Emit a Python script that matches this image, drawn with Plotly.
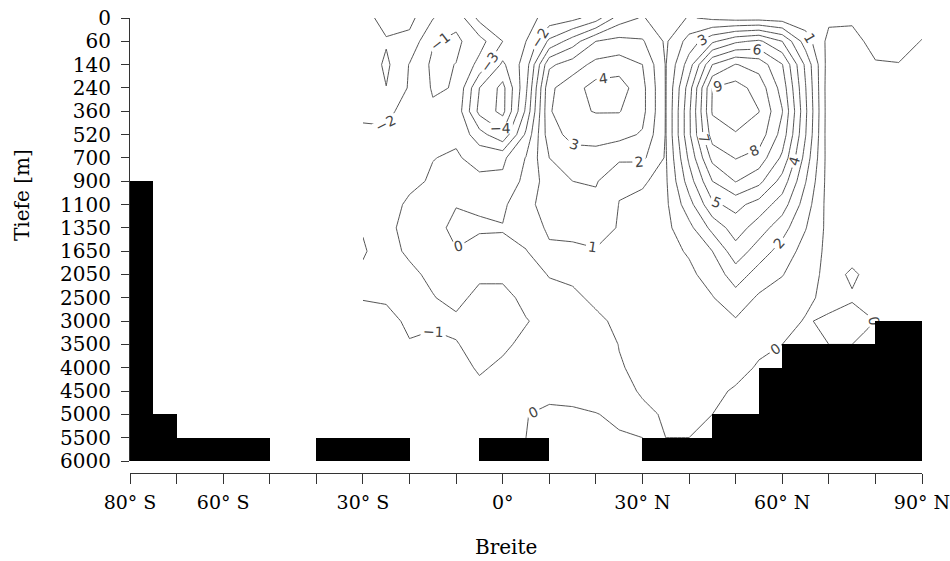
import numpy as np
import plotly.graph_objects as go

# Model depth levels (m) – plotted on an index axis with equal spacing
depth_levels = [0, 60, 140, 240, 360, 520, 700, 900, 1100, 1350, 1650,
                2050, 2500, 3000, 3500, 4000, 4500, 5000, 5500, 6000]

# Latitudes of the streamfunction grid (deg, negative = south)
lats = list(range(-30, 95, 5))

# Meridional overturning streamfunction (Sv), one list per latitude,
# values from the surface (0 m) down to 6000 m
psi_by_lat = [
    [-2.6, -2.8, -2.2, -2.15, -2.05, -1.95, -1.8, -1.7, -1.75, -1.9, -2.15, -1.75, -1.05, -0.6, -0.5, -0.4, -0.3, -0.15, 0, 0],      # 30S
    [-3.4, -2.9, -3.2, -2.98, -2.15, -1.9, -1.7, -1.5, -1.35, -1.15, -1.3, -1.3, -1.1, -0.75, -0.5, -0.4, -0.3, -0.15, 0, 0],       # 25S
    [-3.3, -2.7, -1.95, -1.89, -1.75, -1.6, -1.4, -1.2, -0.85, -0.8, -0.85, -1.2, -1.2, -1.15, -0.95, -0.7, -0.5, -0.3, -0.1, -0.02],  # 20S
    [-2.05, -1.08, -0.8, -0.9, -1.15, -1.2, -1.02, -0.9, -0.7, -0.4, -0.5, -0.8, -1.05, -1.1, -0.85, -0.7, -0.5, -0.3, -0.15, -0.02],  # 15S
    [-1.3, -0.8, -1.02, -1.05, -1.3, -1.15, -0.9, -0.6, -0.05, 0.3, -0.05, -0.4, -0.7, -1.2, -0.95, -0.7, -0.5, -0.3, -0.15, -0.02],    # 10S
    [-3.3, -1.6, -2.3, -4.0, -4.3, -2.6, -1.3, -0.8, -0.1, 0.1, -0.3, -0.8, -1.3, -1.4, -1.3, -1.1, -0.8, -0.5, -0.1, -0.02],          # 5S
    [-3.6, -3.0, -4.2, -5.3, -5.3, -3.8, -1.2, -0.8, -0.2, 0.05, -0.2, -0.8, -1.3, -1.4, -1.15, -0.85, -0.55, -0.3, -0.05, -0.02],     # 0
    [-3.4, -3.0, -2.5, -2.2, -1.8, -0.8, 0.05, 0.3, 0.8, 0.5, -0.05, -0.4, -0.75, -1.05, -0.8, -0.6, -0.4, -0.02, 0, 0],              # 5N
    [-2.6, -0.8, 1.8, 2.8, 2.9, 2.6, 2.0, 1.5, 1.3, 1.15, 0.85, 0.05, -0.3, -0.7, -0.6, -0.4, -0.2, 0.15, 0.01, 0.02],               # 10N
    [-2.3, 0.5, 2.5, 3.6, 3.8, 3.3, 2.6, 2.0, 1.6, 1.3, 0.8, 0.2, -0.2, -0.5, -0.6, -0.5, -0.2, 0.1, 0.02, 0.02],                    # 15N
    [-1.5, 2.0, 3.3, 4.4, 4.05, 3.4, 2.6, 2.1, 1.7, 1.3, 0.95, 0.5, 0.2, -0.2, -0.4, -0.4, -0.25, 0.02, 0.05, 0.02],                 # 20N
    [0.5, 2.3, 3.5, 4.5, 4.05, 3.3, 2.2, 1.1, 0.98, 0.95, 0.7, 0.5, 0.35, 0.2, 0.02, -0.05, -0.15, -0.1, 0.05, 0.02],                # 25N
    [1.1, 2.1, 3.0, 3.3, 3.3, 2.9, 2.2, 1.05, 0.9, 0.75, 0.65, 0.55, 0.45, 0.4, 0.3, 0.15, 0.05, -0.1, 0, 0],                        # 30N
    [0.3, 0.85, 0.95, 0.95, 0.95, 0.95, 0.9, 0.85, 0.8, 0.75, 0.7, 0.6, 0.5, 0.45, 0.35, 0.25, 0.15, 0.05, 0, 0],                    # 35N
    [1.1, 2.4, 3.5, 4.5, 4.8, 4.8, 4.2, 3.5, 2.6, 1.7, 1.1, 0.8, 0.6, 0.4, 0.25, 0.15, 0.1, 0.05, 0, 0],                             # 40N
    [0.8, 3.8, 7.0, 9.02, 9.1, 8.5, 7.3, 6.0, 4.8, 3.3, 2.0, 1.4, 0.95, 0.6, 0.4, 0.25, 0.1, 0, 0, 0],                              # 45N
    [0.6, 4.8, 8.05, 9.4, 9.7, 8.9, 8.05, 7.05, 5.3, 4.5, 3.6, 2.5, 1.6, 0.9, 0.5, 0.15, -0.05, 0, 0, 0],                           # 50N
    [0.6, 5.2, 7.6, 8.6, 9.02, 8.6, 7.6, 6.3, 4.6, 3.5, 2.5, 1.6, 0.85, 0.45, 0.1, -0.05, 0, 0, 0, 0],                              # 55N
    [0.5, 4.0, 6.05, 6.6, 7.05, 6.6, 5.8, 4.6, 3.5, 2.4, 1.6, 1.05, 0.5, 0.25, 0, 0, 0, 0, 0, 0],                                   # 60N
    [0.4, 1.5, 2.8, 3.05, 3.2, 3.05, 2.6, 2.05, 1.5, 1.05, 0.6, 0.3, 0.15, -0.05, 0, 0, 0, 0, 0, 0],                                # 65N
    [0.2, -0.3, -0.5, -0.6, -0.6, -0.6, -0.5, -0.45, -0.4, -0.3, -0.25, -0.2, -0.2, 0.1, 0, 0, 0, 0, 0, 0],                         # 70N
    [0.1, -0.2, -0.3, -0.3, -0.3, -0.3, -0.3, -0.3, -0.25, -0.2, -0.2, 0.08, -0.05, 0.2, 0, 0, 0, 0, 0, 0],                         # 75N
    [0.3, 0.2, -0.05, -0.2, -0.25, -0.25, -0.25, -0.25, -0.2, -0.2, -0.2, -0.2, -0.1, 0, 0, 0, 0, 0, 0, 0],                         # 80N
    [0.3, 0.2, -0.02, -0.15, -0.2, -0.2, -0.2, -0.2, -0.2, -0.2, -0.15, -0.15, -0.1, 0, 0, 0, 0, 0, 0, 0],                          # 85N
    [0.2, -0.02, -0.1, -0.1, -0.1, -0.1, -0.1, -0.1, -0.1, -0.1, -0.1, -0.1, -0.05, 0, 0, 0, 0, 0, 0, 0],                           # 90N
]

# Ocean floor: latitude bands (start, end) and the depth level where land begins
bathy_start = [-80, -75, -70, -40, -5, 30, 45, 55, 60, 80]
bathy_end = [-75, -70, -50, -20, 10, 45, 55, 60, 80, 90]
bathy_top = [900, 5000, 5500, 5500, 5500, 5500, 5000, 4000, 3500, 3000]

# Latitude axis ticks
lat_ticks = list(range(-80, 91, 10))
lat_labels = {-80: "80° S", -60: "60° S", -30: "30° S", 0: "0°",
              30: "30° N", 60: "60° N", 90: "90° N"}

serif = "DejaVu Serif"
n_lev = len(depth_levels)
bottom_idx = n_lev - 1

z = np.array(psi_by_lat).T  # rows = depth level, columns = latitude

fig = go.Figure()

fig.add_trace(go.Contour(
    x=lats,
    y=list(range(n_lev)),
    z=z,
    contours=dict(start=-5, end=10, size=1, coloring="none",
                  showlabels=True,
                  labelfont=dict(family="DejaVu Sans", size=14, color="#444")),
    line=dict(color="#555555", width=1, smoothing=0),
    showscale=False,
    hoverinfo="skip",
))

tops = [depth_levels.index(d) for d in bathy_top]
fig.add_trace(go.Bar(
    x=[(a + b) / 2 for a, b in zip(bathy_start, bathy_end)],
    width=[b - a for a, b in zip(bathy_start, bathy_end)],
    base=tops,
    y=[bottom_idx - t for t in tops],
    marker=dict(color="black", line=dict(width=0)),
    showlegend=False,
    hoverinfo="skip",
))

fig.update_layout(
    template="none",
    width=950, height=561,
    margin=dict(l=130, r=28, t=18, b=88, autoexpand=False),
    paper_bgcolor="white", plot_bgcolor="white",
    showlegend=False,
    bargap=0,
    font=dict(family=serif, size=20, color="black"),
    xaxis=dict(
        range=[-80, 90.001],
        tickvals=lat_ticks,
        ticktext=[lat_labels.get(t, "") for t in lat_ticks],
        ticks="outside", ticklen=10, tickwidth=1, tickcolor="#333",
        showline=True, linecolor="#333", linewidth=1,
        showgrid=False, zeroline=False, automargin=False,
        anchor="free", position=0,
        ticklabelstandoff=2, ticklabeloverflow="allow",
        tickfont=dict(family=serif, size=19, color="black"),
    ),
    yaxis=dict(
        domain=[12 / 455, 1],
        range=[bottom_idx, 0],
        tickvals=list(range(n_lev)),
        ticktext=[str(d) for d in depth_levels],
        ticks="outside", ticklen=8, tickwidth=1, tickcolor="#333",
        showline=True, linecolor="#333", linewidth=1,
        showgrid=False, zeroline=False, automargin=False,
        ticklabelstandoff=6, ticklabeloverflow="allow",
        tickfont=dict(family=serif, size=20, color="black"),
    ),
    annotations=[
        dict(text="Breite", xref="paper", yref="paper",
             x=(506 - 130) / 792, y=(473 - 547) / 455,
             xanchor="center", yanchor="middle",
             showarrow=False, font=dict(family=serif, size=20, color="black")),
        dict(text="Tiefe [m]", xref="paper", yref="paper",
             x=(22 - 130) / 792, y=(473 - 195) / 455, textangle=-90,
             xanchor="center", yanchor="middle",
             showarrow=False, font=dict(family=serif, size=20, color="black")),
    ],
)

fig.write_html("out.html")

DIRECTION →
Up to and including the line with "lats = list(range(-30, 95, 5))", copy the data above from its first line. Skip pictures.

EXPECTED OUTPUT →
Emit a Python script that matches this image, drawn with Plotly.
import numpy as np
import plotly.graph_objects as go

# Model depth levels (m) – plotted on an index axis with equal spacing
depth_levels = [0, 60, 140, 240, 360, 520, 700, 900, 1100, 1350, 1650,
                2050, 2500, 3000, 3500, 4000, 4500, 5000, 5500, 6000]

# Latitudes of the streamfunction grid (deg, negative = south)
lats = list(range(-30, 95, 5))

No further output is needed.